Seven “transvestites” arrested in Cairo, Egypt

Here we go again. In Egypt, again. With much insistence than the Muslim Brotherhood’s government led by  Mohamed Morsi, the regime of Abd Al-Fattah Al-Sisi, born by a coup (but secular, so good for our business), is targeting LGBTQI people (transgender people in particular), trying to gain popular esteem as the champion of moral values in the country [Il Grande Colibrì].

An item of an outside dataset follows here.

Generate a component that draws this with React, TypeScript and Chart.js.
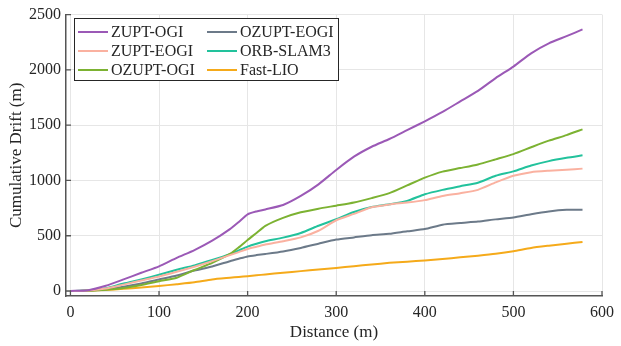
import React, { useEffect, useRef } from "react";
import { Chart, registerables } from "chart.js";

Chart.register(...registerables);

const distance = [0, 20, 40, 60, 80, 100, 120, 140, 160, 180, 190, 200, 210, 220, 240, 260, 280, 300, 320, 340, 360, 380, 400, 420, 440, 460, 480, 500, 520, 540, 560, 578];

const zuptOgi = [0, 8, 48, 105, 165, 223, 300, 370, 455, 560, 625, 694, 720, 738, 778, 860, 965, 1095, 1215, 1305, 1375, 1455, 1535, 1620, 1715, 1810, 1926, 2030, 2150, 2240, 2305, 2366];
const zuptEogi = [0, 5, 22, 58, 95, 132, 175, 220, 270, 325, 352, 380, 400, 420, 450, 485, 545, 640, 698, 757, 783, 800, 822, 860, 885, 915, 982, 1042, 1075, 1088, 1097, 1107];
const ozuptOgi = [0, 3, 12, 28, 55, 89, 120, 190, 255, 335, 395, 462, 525, 590, 662, 712, 745, 772, 800, 840, 885, 955, 1025, 1080, 1112, 1145, 1191, 1238, 1300, 1360, 1410, 1462];
const ozuptEogi = [0, 4, 16, 38, 68, 104, 140, 185, 222, 270, 292, 313, 325, 335, 358, 390, 428, 465, 485, 505, 517, 540, 560, 600, 615, 628, 648, 665, 695, 720, 735, 736];
const orbSlam3 = [0, 6, 25, 68, 105, 147, 192, 232, 280, 333, 368, 402, 428, 450, 483, 525, 590, 650, 715, 760, 785, 815, 875, 915, 948, 980, 1042, 1082, 1135, 1175, 1205, 1227];
const fastLio = [0, 3, 10, 20, 32, 45, 62, 80, 105, 120, 127, 134, 142, 150, 165, 180, 195, 209, 225, 240, 255, 265, 277, 290, 305, 320, 337, 360, 390, 410, 428, 444];

const seriesNames = ["ZUPT-OGI", "ZUPT-EOGI", "OZUPT-OGI", "OZUPT-EOGI", "ORB-SLAM3", "Fast-LIO"];
const seriesValues = [zuptOgi, zuptEogi, ozuptOgi, ozuptEogi, orbSlam3, fastLio];
const seriesColors = ["#9b59b6", "#fab1a0", "#7cb232", "#6c7a89", "#22c29c", "#f5aa1a"];

const xTicks = [0, 100, 200, 300, 400, 500, 600];
const yTicks = [0, 500, 1000, 1500, 2000, 2500];

const FONT = "'Liberation Serif', 'Times New Roman', serif";

const decorPlugin = {
  id: "decor",
  afterDraw(chart: any) {
    const ctx = chart.ctx;
    const area = chart.chartArea;
    const xs = chart.scales.x;
    const ys = chart.scales.y;
    ctx.save();
    ctx.strokeStyle = "#555555";
    ctx.lineWidth = 1.3;
    ctx.beginPath();
    xTicks.forEach((v) => {
      const px = xs.getPixelForValue(v);
      ctx.moveTo(px, area.bottom);
      ctx.lineTo(px, area.bottom - 5);
    });
    yTicks.forEach((v) => {
      const py = ys.getPixelForValue(v);
      ctx.moveTo(area.left, py);
      ctx.lineTo(area.left + 5, py);
    });
    ctx.stroke();

    const bx = 74.5, by = 18.5, bw = 264, bh = 62;
    ctx.fillStyle = "#ffffff";
    ctx.fillRect(bx, by, bw, bh);
    ctx.strokeStyle = "#262626";
    ctx.lineWidth = 1;
    ctx.strokeRect(bx, by, bw, bh);
    ctx.font = "16px " + FONT;
    ctx.textBaseline = "middle";
    ctx.textAlign = "left";
    const rows = [32, 51, 70];
    const cols = [78, 207];
    chart.data.datasets.forEach((ds: any, i: number) => {
      const col = Math.floor(i / 3);
      const row = i % 3;
      const lx = cols[col];
      const ly = rows[row];
      ctx.strokeStyle = ds.borderColor;
      ctx.lineWidth = 2;
      ctx.beginPath();
      ctx.moveTo(lx, ly);
      ctx.lineTo(lx + 30, ly);
      ctx.stroke();
      ctx.fillStyle = "#262626";
      ctx.fillText(ds.label, lx + 33, ly + 0.5);
    });
    ctx.restore();
  },
};

export default function App() {
  const ref = useRef<HTMLCanvasElement | null>(null);

  useEffect(() => {
    if (!ref.current) return;
    const datasets = seriesNames.map((name, i) => ({
      label: name,
      data: distance.map((d, j) => ({ x: d, y: seriesValues[i][j] })),
      borderColor: seriesColors[i],
      backgroundColor: seriesColors[i],
      borderWidth: 2,
      pointRadius: 0,
      tension: 0.2,
      fill: false,
    }));
    const chart = new Chart(ref.current, {
      type: "line",
      data: { datasets },
      options: {
        animation: false,
        responsive: false,
        maintainAspectRatio: false,
        layout: { padding: { left: 0, right: 13.5, top: 11, bottom: 0 } },
        plugins: {
          legend: { display: false },
          tooltip: { enabled: false },
        },
        scales: {
          x: {
            type: "linear",
            min: -5,
            max: 600,
            afterFit: (s: any) => {
              s.height = 50;
            },
            afterBuildTicks: (s: any) => {
              s.ticks = xTicks.map((v) => ({ value: v }));
            },
            grid: { color: "#e6e6e6", lineWidth: 1, drawTicks: false },
            border: { display: true, color: "#555555", width: 1.5 },
            ticks: {
              padding: 7,
              color: "#262626",
              font: { family: FONT, size: 16 },
              maxRotation: 0,
              callback: (v: any) => String(v),
            },
            title: {
              display: true,
              text: "Distance (m)",
              color: "#262626",
              font: { family: FONT, size: 17 },
              padding: { top: 0, bottom: 3 },
            },
          },
          y: {
            type: "linear",
            min: -45,
            max: 2500,
            afterFit: (s: any) => {
              s.width = 66;
            },
            afterBuildTicks: (s: any) => {
              s.ticks = yTicks.map((v) => ({ value: v }));
            },
            grid: { color: "#e6e6e6", lineWidth: 1, drawTicks: false },
            border: { display: true, color: "#555555", width: 1.5 },
            ticks: {
              padding: 5,
              color: "#262626",
              font: { family: FONT, size: 16 },
              callback: (v: any) => String(v),
            },
            title: {
              display: true,
              text: "Cumulative Drift (m)",
              color: "#262626",
              font: { family: FONT, size: 17 },
              padding: { top: 6, bottom: 0 },
            },
          },
        },
      },
      plugins: [decorPlugin],
    });
    return () => chart.destroy();
  }, []);

  return (
    <div style={{ position: "fixed", left: 0, top: 0, width: 621, height: 346, background: "#ffffff" }}>
      <canvas ref={ref} width={621} height={346} style={{ width: 621, height: 346, display: "block" }} />
    </div>
  );
}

Some days ago, the police raided a hotel in the Doqqi district in Cairo, surprising seven young men “in women’s clothing and indecent situations” [Al-Masry Al-Youm]: the scene follows similar police operations conducted since the very first months of Sisi’s regime. The Egyptian press, that, as usual, struggles to distinguish between homosexuals, transsexuals and transvestites, reports that those arrested had cash and mobile phones [Al-Ahram], as if it was a weird thing or an evidence of immorality.

But there are also more bad news: Egypt hosted in recent weeks the Sixth Conference of Global South Anglican, the meeting of the leaders of more than half of Anglicans from all around the world (including some important English bishops). The concluding statement of the conference about homosexuality is really homophobic: “We contend that sexual intercourse between two persons of the same sex is contrary to God’s design, is offensive to him and reflects a disordering of God’s purposes for complementarity in sexual relations”.

The document also attacks Scot, Welsh and Canadian Anglicans who changed their Canon by providing acceptance and blessing for same-sex couples “contravening the orthodox and historic teaching of the Anglican Communion on marriage and sexuality.”